SOME LOVE FOR "SHARK TANK"
Shark Tank began its 15th season this week and I don't think it always gets enough credit for being such a durable concept that has allowed it to join Survivor, The Amazing Race, Big Brother and others among all-timer reality shows and this one isn't even a competition where you get to know contestants for an entire season.

Thanks in large part to its very compelling group of sharks (it's always at its best when there are no guest sharks and just five of the six "regulars"), the show has really barely changed its format at all and yet it continues to provide great TV. I find myself equally interested when a deal goes through and when it doesn't, when the sharks are fawning and when the sharks are nasty and when the product would personally interest me and when I could care less. 

I was late to the Shark Tank game (I watched an episode where I had a distant connection to one of the contestants several years into its run and was instantly hooked). It's like the procedural drama of reality shows. You don't need to have watched the previous episode. Heck, you don't even need to have watched the previous segment before the commercial break. Each pitch stands on its own as interesting television. 

So congrats to Shark Tank on 15 years. I hope it runs for many more. I imagine the show will try to continue even when some of the sharks retire but that might be where I draw the line. I can't imagine the show without Mark, Lori, Damond, Robert, Barbara and Mr. Wonderful. And for those reasons, I would be out.

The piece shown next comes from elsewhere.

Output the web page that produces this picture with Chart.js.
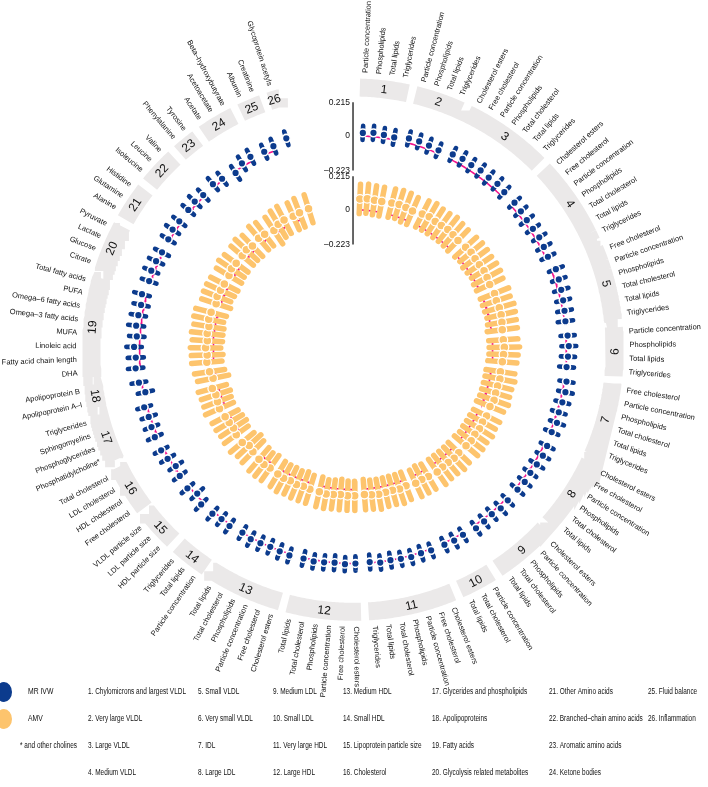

SCRIPTED SHOWS PREMIERING THIS WEEK
Although it's nowhere near the normal fall levels, we have a few more premieres trickling in as the calendar turns to October. On Tuesday, NBC has the second of its two new fall dramas with Found, a show that was originally slated to air last season (and even given a premiere date) but then held. NBC also has the second season premiere of Quantum Leap and the beginning of the back half of the final season of Magnum P.I. on Wednesday. Syfy has the third season premiere of Chucky on Wednesday while Max has the second season of Our Flag Means Death on Thursday. Both shows have a bit of a cult following but haven't really broken through. Probably the most anticipated premiere (not for me) of the week is the second season of Loki on Disney+, dropping its first episode Thursday night. While Marvel shows have had diminishing returns for Disney+, Loki's first season was pretty well liked and got a fair amount of buzz. It's also the first Marvel show to return for a second season on the streamer so we'll see if audiences can get back to being enthusiastic about Marvel TV after the bad taste of others, most notably Secret Invasion

RANDOM THOUGHT TO END TODAY
ABC cancelled Home Economics after three seasons soon after the WGA strike ended. The show had been in limbo for months but now we know it will not continue. I am not really sad to see it come to an end but I did enjoy it. I thought the cast really gelled well and it got tighter and funnier as the episodes went on.